Hours later, after a young couple picked me up and delivered me to a bar in Delta Junction, after state troopers called a local auto wrecker who took me to an abandoned off-season apartment complex for the night, I stood before a mirror in the bathroom and studied the raw spot on my forehead, what looked like a rug burn, where the moose’s fur had scraped away the top layer of my skin. Only then would I realize that I’d come inches from death.
But for now I was still trapped in the car. The roof was caved in so close on my right side that the rearview mirror dangled near my ankles. I tried the door, but it wouldn’t budge. It was wedged tight by the impact, so I twisted in my seat and kicked and kicked—I don’t remember how many times—until the door inched open. And then I was out, into the open night air.

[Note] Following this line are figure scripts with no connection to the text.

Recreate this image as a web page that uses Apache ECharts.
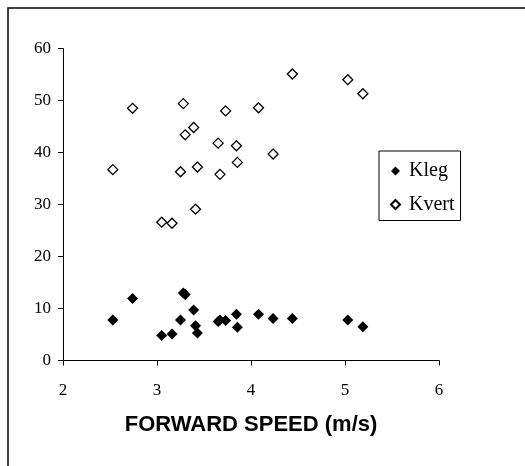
<!DOCTYPE html>
<html>
<head>
<meta charset="utf-8">
<script src="https://cdn.jsdelivr.net/npm/echarts@6/dist/echarts.min.js"></script>
<style>
  html, body { margin: 0; padding: 0; background: #fff; }
  #chart { width: 525px; height: 466px; }
</style>
</head>
<body>
<div id="chart"></div>
<script>
// forward speed (m/s), one value per trial
const speed = [2.53, 2.74, 3.05, 3.16, 3.25, 3.28, 3.30, 3.39, 3.41, 3.43,
  3.65, 3.67, 3.73, 3.845, 3.855, 4.08, 4.235, 4.44, 5.03, 5.19]
const kleg = [7.8, 11.9, 4.8, 5.1, 7.8, 13.0, 12.7, 9.7, 6.7, 5.3,
  7.5, 7.8, 7.7, 8.9, 6.4, 8.9, 8.1, 8.1, 7.8, 6.5]
const kvert = [36.7, 48.5, 26.6, 26.4, 36.3, 49.4, 43.4, 44.8, 29.1, 37.2,
  41.8, 35.8, 48.0, 41.3, 38.1, 48.6, 39.7, 55.1, 54.0, 51.3]
const seriesNames = ['Kleg', 'Kvert']
const xTitle = 'FORWARD SPEED (m/s)'

const serif = '"Liberation Serif", "DejaVu Serif", serif'
const sans = '"Liberation Sans", Arial, sans-serif'

const chart = echarts.init(document.getElementById('chart'))

function pairs(ys) {
  return speed.map((x, i) => [x, ys[i]])
}

chart.setOption({
  animation: false,
  backgroundColor: '#fff',
  graphic: [{
    type: 'rect',
    shape: { x: 8, y: 8, width: 1000, height: 1000 },
    style: { fill: 'none', stroke: '#000', lineWidth: 1.5 },
    silent: true
  }],
  grid: {
    left: 63,
    right: 86,
    top: 48.5,
    bottom: 105.5,
    containLabel: false
  },
  legend: {
    orient: 'vertical',
    left: 379,
    top: 151,
    data: seriesNames,
    itemWidth: 9,
    itemHeight: 9,
    itemGap: 13.5,
    padding: [10, 6, 6, 11],
    borderColor: '#000',
    borderWidth: 1,
    textStyle: {
      fontFamily: serif,
      fontSize: 20,
      color: '#000',
      padding: [0, 0, 0, 4]
    }
  },
  xAxis: {
    type: 'value',
    min: 2,
    max: 6,
    interval: 1,
    name: xTitle,
    nameLocation: 'middle',
    nameGap: 53,
    nameTextStyle: {
      fontFamily: sans,
      fontSize: 22,
      fontWeight: 'bold',
      color: '#000'
    },
    axisLine: { show: true, onZero: false, lineStyle: { color: '#000', width: 1 } },
    axisTick: { show: true, inside: false, length: 5, lineStyle: { color: '#000' } },
    axisLabel: { margin: 22, fontFamily: serif, fontSize: 17, color: '#000' },
    splitLine: { show: false }
  },
  yAxis: {
    type: 'value',
    min: 0,
    max: 60,
    interval: 10,
    axisLine: { show: true, lineStyle: { color: '#000', width: 1 } },
    axisTick: { show: true, inside: false, length: 5, lineStyle: { color: '#000' } },
    axisLabel: { margin: 12, fontFamily: serif, fontSize: 17, color: '#000' },
    splitLine: { show: false }
  },
  series: [
    {
      name: seriesNames[0],
      type: 'scatter',
      symbol: 'diamond',
      symbolSize: 11,
      itemStyle: { color: '#000', opacity: 1 },
      data: pairs(kleg)
    },
    {
      name: seriesNames[1],
      type: 'scatter',
      symbol: 'diamond',
      symbolSize: 10,
      itemStyle: { color: '#fff', borderColor: '#000', borderWidth: 1.3, opacity: 1 },
      data: pairs(kvert)
    }
  ]
})
</script>
</body>
</html>
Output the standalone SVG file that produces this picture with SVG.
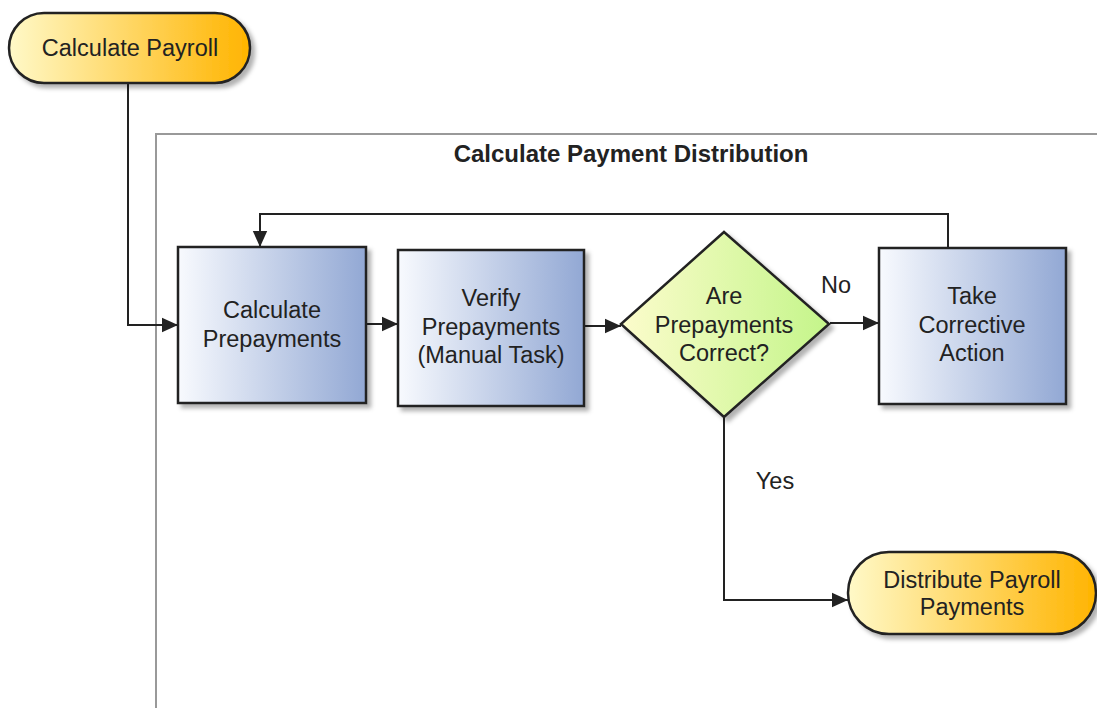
<svg xmlns="http://www.w3.org/2000/svg" width="1097" height="708" viewBox="0 0 1097 708">
<style>
.t{font-family:"Liberation Sans",Arial,sans-serif;font-size:23.5px;fill:#222;text-anchor:middle}
.b{font-weight:bold;font-size:24px}
.c{fill:none;stroke:#222;stroke-width:2}
.n{stroke:#222;stroke-width:2.5}
</style>
<defs>
<linearGradient id="gy" x1="0" y1="0" x2="1" y2="0"><stop offset="0" stop-color="#FFF9C8"/><stop offset="1" stop-color="#FFB400"/></linearGradient>
<linearGradient id="gb" x1="0" y1="0" x2="1" y2="0"><stop offset="0" stop-color="#F8FAFE"/><stop offset="1" stop-color="#92A8D4"/></linearGradient>
<linearGradient id="gg" x1="0" y1="0" x2="1" y2="0"><stop offset="0" stop-color="#FCFCCC"/><stop offset="1" stop-color="#C4F58A"/></linearGradient>
<filter id="sh" x="-10%" y="-10%" width="130%" height="130%"><feDropShadow dx="4" dy="4" stdDeviation="2" flood-color="#000" flood-opacity="0.3"/></filter>
<marker id="a" viewBox="0 0 10 10" refX="10" refY="5" markerWidth="16" markerHeight="16" markerUnits="userSpaceOnUse" orient="auto"><path d="M0,0.5L10,5L0,9.5z" fill="#222"/></marker>
</defs>
<rect width="1097" height="708" fill="#fff"/>
<g id="container">
<path d="M156,708V134H1097" fill="none" stroke="#999" stroke-width="2"/>
<text class="t b" x="631" y="162">Calculate Payment Distribution</text>
</g>
<g id="connectors">
<path class="c" d="M128,83V325H178" marker-end="url(#a)"/>
<path class="c" d="M366,324H398" marker-end="url(#a)"/>
<path class="c" d="M584,326H621" marker-end="url(#a)"/>
<path class="c" d="M830,323H879" marker-end="url(#a)"/>
<path class="c" d="M948,248V214H260V247" marker-end="url(#a)"/>
<path class="c" d="M724,417V600H848" marker-end="url(#a)"/>
<text class="t" x="836" y="293">No</text>
<text class="t" x="775" y="489">Yes</text>
</g>
<g id="calculate-payroll">
<rect x="9" y="13" width="241" height="70" rx="35" fill="url(#gy)" class="n" filter="url(#sh)"/>
<text class="t" x="130" y="56">Calculate Payroll</text>
</g>
<g id="calculate-prepayments">
<rect x="178" y="247" width="188" height="156" fill="url(#gb)" class="n" filter="url(#sh)"/>
<text class="t" x="272" y="318">Calculate</text>
<text class="t" x="272" y="347">Prepayments</text>
</g>
<g id="verify-prepayments">
<rect x="398" y="250" width="186" height="156" fill="url(#gb)" class="n" filter="url(#sh)"/>
<text class="t" x="491" y="306">Verify</text>
<text class="t" x="491" y="335">Prepayments</text>
<text class="t" x="491" y="363">(Manual Task)</text>
</g>
<g id="are-prepayments-correct">
<path d="M724,232L829,324L724,417L621,324Z" fill="url(#gg)" class="n" filter="url(#sh)"/>
<text class="t" x="724" y="304">Are</text>
<text class="t" x="724" y="333">Prepayments</text>
<text class="t" x="724" y="361">Correct?</text>
</g>
<g id="take-corrective-action">
<rect x="879" y="248" width="187" height="156" fill="url(#gb)" class="n" filter="url(#sh)"/>
<text class="t" x="972" y="304">Take</text>
<text class="t" x="972" y="333">Corrective</text>
<text class="t" x="972" y="361">Action</text>
</g>
<g id="distribute-payroll-payments">
<rect x="848" y="552" width="248" height="82" rx="41" fill="url(#gy)" class="n" filter="url(#sh)"/>
<text class="t" x="972" y="588">Distribute Payroll</text>
<text class="t" x="972" y="615">Payments</text>
</g>
</svg>
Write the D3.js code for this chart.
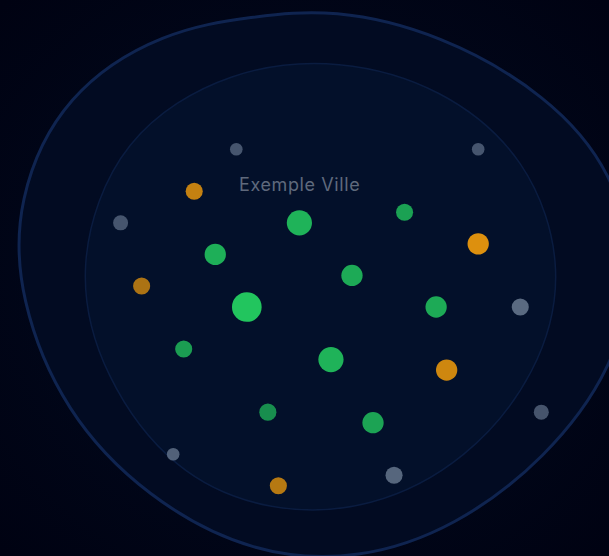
<!DOCTYPE html>
<html>
<head>
  <meta charset="utf-8">
  <style>
  html, body { margin: 0; padding: 0; background: #000212; overflow: hidden; }
  </style>
  <script src="https://d3js.org/d3.v7.min.js"></script>
</head>
<body>
  <script>
  // grid position of each place, value = size, signal = how strong the colour is
  var columns = [17, 20, 12, 9, 22, 30, 24, 27, 6, 14, 34, 31, 7, 2, 15, 0, 11, 34, 38, 40, 5, 26];
  var rows = [7, 20, 15, 10, 12, 15, 26, 6, 19, 25, 9, 21, 4, 13, 32, 7, 0, 0, 15, 25, 29, 31];
  var values = [84, 84, 99, 71, 71, 71, 71, 57, 57, 57, 71, 71, 57, 57, 57, 50, 42, 42, 57, 50, 42, 57];
  var signal = [0.9, 0.9, 1, 0.88, 0.85, 0.85, 0.82, 0.8, 0.78, 0.7, 0.9, 0.84, 0.8, 0.7, 0.74, 0.7, 0.7, 0.7, 0.9, 0.7, 0.82, 0.86];
  var kinds = ["ok", "ok", "ok", "ok", "ok", "ok", "ok", "ok", "ok", "ok", "warn", "warn", "warn", "warn", "warn", "off", "off", "off", "off", "off", "off", "off"];

  // the two outlines, same grid units
  var outerU = [20.2, 30.4, 40.6, 47.0, 49.0, 47.0, 40.4, 31.9, 22.8, 12.6, 2.5, -5.4, -9.7, -10.0, -5.4, 4.2, 12.5];
  var outerV = [-13.4, -11.0, -5.2, 2.2, 11.5, 20.8, 29.5, 35.9, 39.1, 38.6, 33.2, 25.0, 14.2, 4.9, -5.4, -11.3, -12.6];
  var innerU = [20.9, 30.4, 38.8, 42.4, 39.7, 33.0, 23.9, 14.1, 5.0, -1.7, -4.5, -0.2, 10.7];
  var innerV = [-8.6, -6.0, 0.7, 11.6, 21.4, 29.6, 34.3, 34.6, 30.8, 21.7, 11.3, -1.4, -7.8];

  var cityName = "Exemple Ville";

  var canvasWidth = 609;
  var canvasHeight = 556;

  var svg = d3.select("body")
    .append("svg")
    .attr("width", canvasWidth)
    .attr("height", canvasHeight)
    .style("display", "block");

  var x = d3.scaleLinear().domain([0, 40]).range([120.6, 541.3]);
  var y = d3.scaleLinear().domain([0, 32]).range([149.2, 485.8]);
  var r = d3.scaleLinear().domain([0, 100]).range([0, 15]);
  var colorScale = d3.scaleOrdinal()
    .domain(["ok", "warn", "off"])
    .range(["#22c55e", "#f59e0b", "#64748b"]);

  var defs = svg.append("defs");
  var grad = defs.append("radialGradient")
    .attr("id", "bg")
    .attr("cx", "50%")
    .attr("cy", "50%")
    .attr("r", "70%");
  grad.append("stop").attr("offset", "0%").attr("stop-color", "#020c22");
  grad.append("stop").attr("offset", "100%").attr("stop-color", "#000212");

  svg.append("rect")
    .attr("width", canvasWidth)
    .attr("height", canvasHeight)
    .attr("fill", "url(#bg)");

  var line = d3.line()
    .x(function(d) { return x(d[0]); })
    .y(function(d) { return y(d[1]); })
    .curve(d3.curveBasisClosed);

  svg.append("path")
    .attr("d", line(d3.zip(outerU, outerV)))
    .attr("fill", "#020b22")
    .attr("stroke", "#0f2450")
    .attr("stroke-width", 3);

  svg.append("path")
    .attr("d", line(d3.zip(innerU, innerV)))
    .attr("fill", "#03102a")
    .attr("stroke", "#0a1c40")
    .attr("stroke-width", 1.5);

  svg.selectAll("circle")
    .data(d3.range(columns.length))
    .enter()
    .append("circle")
    .attr("cx", function(i) { return x(columns[i]); })
    .attr("cy", function(i) { return y(rows[i]); })
    .attr("r", function(i) { return r(values[i]); })
    .attr("fill", function(i) { return colorScale(kinds[i]); })
    .attr("fill-opacity", function(i) { return signal[i]; });

  svg.append("text")
    .attr("x", x(17) + 0.3)
    .attr("y", 191)
    .attr("text-anchor", "middle")
    .attr("font-family", "Inter, sans-serif")
    .attr("font-size", 18)
    .attr("letter-spacing", 0.6)
    .attr("fill", "#5f697c")
    .text(cityName);
  </script>
</body>
</html>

I remember looking straight up at the faint stars overhead, then down at my navy blue sweater, sparkling with tiny shards. I was covered with moose fur—the thick, dark bristles of her guard hairs and tufts of soft brown undercoat. With all the broken glass, I didn’t dare brush it away.
This was 1996, in those last years before cellphones, so I couldn’t call for help, couldn’t tell anyone what had just happened. I had to wait for the next passing car, which didn’t come for a long time. I stood there, just breathing in the blue light of the Alaskan dusk, looking up at stars through the cloud of my breath, alive and unhurt but stranded.